GIVEN REQUEST: Extract the lines from the start through the line that holds "const yTicks = [0, 10, 20, 30, 40, 50, 60];", both included, omitting all images.
§ §
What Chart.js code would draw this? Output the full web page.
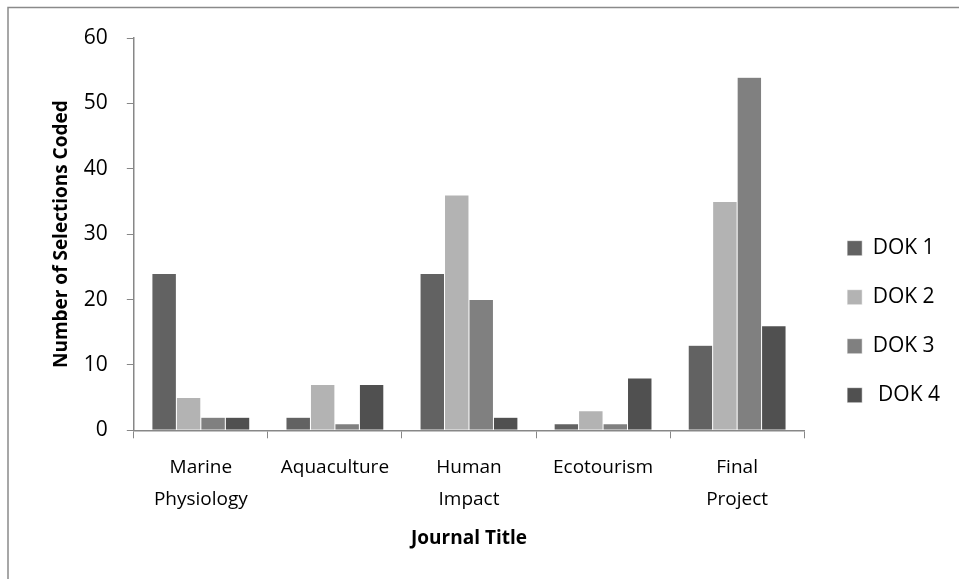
<!DOCTYPE html>
<html>
  <head>
    <title>Journal Selections by DOK</title>
    <script src="https://cdn.jsdelivr.net/npm/chart.js"></script>
    <style>
      body {
        margin: 0;
        background: #fff;
      }
      #chart {
        display: block;
      }
    </style>
  </head>
  <body>
    <canvas id="chart" width="959" height="579"></canvas>
    <script>
      const categories = [
        ["Marine", "Physiology"],
        "Aquaculture",
        ["Human", "Impact"],
        "Ecotourism",
        ["Final", "Project"],
      ];
      const seriesNames = ["DOK 1", "DOK 2", "DOK 3", " DOK 4"];
      const dok1 = [24, 2, 24, 1, 13];
      const dok2 = [5, 7, 36, 3, 35];
      const dok3 = [2, 1, 20, 1, 54];
      const dok4 = [2, 7, 2, 8, 16];
      const yTicks = [0, 10, 20, 30, 40, 50, 60];

      const colors = ["#626262", "#b3b3b3", "#808080", "#505050"];
      const axisColor = "#878787";
      const font = "'Open Sans', 'Noto Sans', sans-serif";

      // outer frame like the office chart area border
      const framePlugin = {
        id: "frame",
        beforeDraw(chart) {
          const ctx = chart.ctx;
          ctx.save();
          ctx.fillStyle = "#fff";
          ctx.fillRect(0, 0, chart.width, chart.height);
          ctx.strokeStyle = "#8a8a8a";
          ctx.lineWidth = 1.5;
          ctx.strokeRect(8, 7.5, chart.width + 20, chart.height + 20);
          ctx.restore();
        },
      };

      const datasets = [dok1, dok2, dok3, dok4].map(function (values, i) {
        return {
          label: seriesNames[i],
          data: values,
          backgroundColor: colors[i],
          borderColor: "#ffffff",
          borderWidth: 0.5,
          categoryPercentage: 0.73,
          barPercentage: 1.0,
        };
      });

      new Chart(document.getElementById("chart"), {
        type: "bar",
        data: { labels: categories, datasets: datasets },
        plugins: [framePlugin],
        options: {
          responsive: false,
          animation: false,
          layout: {
            padding: { left: 46, right: 9, top: 38, bottom: 27 },
          },
          plugins: {
            tooltip: { enabled: false },
            legend: {
              position: "right",
              title: {
                display: true,
                text: " ",
                padding: { top: 39, bottom: 0 },
              },
              labels: {
                color: "#000",
                font: { family: font, size: 21 },
                boxWidth: 15,
                boxHeight: 15,
                padding: 28,
              },
            },
          },
          scales: {
            x: {
              grid: {
                drawOnChartArea: false,
                color: axisColor,
                tickLength: 8,
                tickColor: axisColor,
              },
              border: { color: axisColor, width: 1.5 },
              ticks: {
                color: "#000",
                font: { family: font, size: 19, lineHeight: 1.65 },
                maxRotation: 0,
                autoSkip: false,
                padding: 14,
              },
              title: {
                display: true,
                text: "Journal Title",
                color: "#000",
                font: { family: font, size: 19, weight: "bold", lineHeight: 1 },
                padding: { top: 0 },
              },
            },
            y: {
              min: 0,
              max: 60,
              afterBuildTicks(axis) {
                axis.ticks = yTicks.map(function (v) {
                  return { value: v };
                });
              },
              grid: {
                drawOnChartArea: false,
                color: axisColor,
                tickLength: 7,
                tickColor: axisColor,
              },
              border: { color: axisColor, width: 1.5 },
              ticks: {
                color: "#000",
                font: { family: font, size: 21 },
                padding: 19,
              },
              title: {
                display: true,
                text: "Number of Selections Coded",
                color: "#000",
                font: { family: font, size: 19, weight: "bold" },
                padding: { top: 4, bottom: -8 },
              },
            },
            // empty spacer between plot and legend
            gap: {
              type: "linear",
              position: "right",
              display: true,
              grid: { display: false },
              border: { display: false },
              ticks: { display: false },
              afterFit(axis) {
                axis.width = 15;
              },
            },
          },
        },
      });
    </script>
  </body>
</html>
§ §
SOLUTION TO THE PROBLEM:
What Chart.js code would draw this? Output the full web page.
<!DOCTYPE html>
<html>
  <head>
    <title>Journal Selections by DOK</title>
    <script src="https://cdn.jsdelivr.net/npm/chart.js"></script>
    <style>
      body {
        margin: 0;
        background: #fff;
      }
      #chart {
        display: block;
      }
    </style>
  </head>
  <body>
    <canvas id="chart" width="959" height="579"></canvas>
    <script>
      const categories = [
        ["Marine", "Physiology"],
        "Aquaculture",
        ["Human", "Impact"],
        "Ecotourism",
        ["Final", "Project"],
      ];
      const seriesNames = ["DOK 1", "DOK 2", "DOK 3", " DOK 4"];
      const dok1 = [24, 2, 24, 1, 13];
      const dok2 = [5, 7, 36, 3, 35];
      const dok3 = [2, 1, 20, 1, 54];
      const dok4 = [2, 7, 2, 8, 16];
      const yTicks = [0, 10, 20, 30, 40, 50, 60];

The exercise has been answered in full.